Edit Code incorporates Stefan's suggestion.

Do this once:

WIN_COMBINATIONS.each(&:sort!)

Then,

h = board.each_index.group_by{|i| board[i]}
# => {"X"=>[0, 1, 2], " "=>[3, 4, 5, 6, 7, 8]}
WIN_COMBINATIONS.find{|a| (h["X"] & a) == a or (h["O"] & a) == a}
# => [0, 1, 2]
answered Jan 11, 2016 at 10:06

2 Comments

You might want to explain &.&, it's quite new.
Actually, &. is not necessary, because (nil & a) == a evaluates to false == a
1
WIN_COMBINATIONS.find do |combination|
 values_at_positions = board.values_at(*combination).uniq
 values_at_positions.size == 1 and ['X', 'O'].include?(*values_at_positions)
end # => [0, 1, 2]
answered Jan 11, 2016 at 9:43

3 Comments

Why "X" and "Y"?
A more straight-forwand (and shorter) check would be values = board.values_at(*combination); values == %w(X X X) || values == %w(O O O)
@Stefan, I didn't think it through initially. Now it would be practically copying your answer.
1

Just out of curiosity (a slightly updated @Stefan’s answer):

WIN_COMBINATIONS.index do |wc|
 board.values_at(*wc).join =~ /(?<l>\w)\k<l>\k<l>/
 # or, as suggested by @Stefan: board.values_at(*wc).join =~ /(\w)1円1円/
end
#⇒ 5

Here we match the combinations to three same symbols, which is likely the most semantically correct interpretation of tic-tac-toe game.

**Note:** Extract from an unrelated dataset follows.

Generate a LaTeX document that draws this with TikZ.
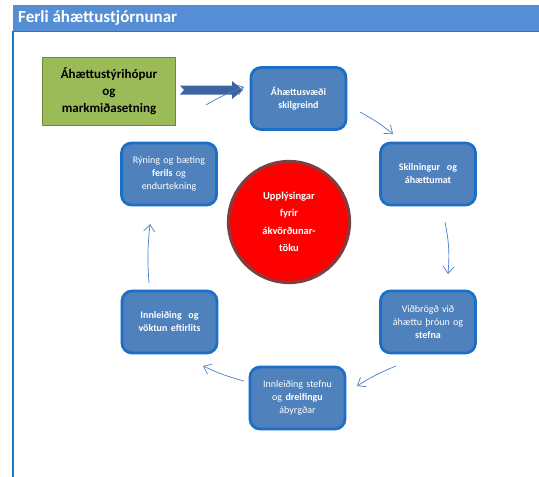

answered Jan 11, 2016 at 10:23

2 Comments

I like your regex approach, but I'd use /(\w)1円1円/.
@Stefan Indeed, updated, thanks. I left index, though, to make it more flexible (to have a backward connection to WIN_COMBINATIONS array, since it probably makes it easier to debug the wrong values there.)
0

You can try this.

def won?(board)
 xpos = []
 opos = []
 who_won = nil;
 board.each_with_index{|x,i| xpos << i if x == "X" }
 board.each_with_index{|x,i| xpos << i if x == "O" }
 WIN_COMBINATIONS.each do |com|
 temp = com & xpos
 who_won = "X" if temp == com
 temp = com & opos
 who_won = "O" if temp == com
 break if !who_won.nil?
 end
 return who_won
end
won?(board) #=> X if x wins, O if O wins. nil if no body wins.

Its untested but should work.

answered Jan 11, 2016 at 10:00

4 Comments

won? doesn't seem to return anything.
need to pass the board.
@Stefan i missed return statement.
@Stefan But i really like your answer. its really short and sweet.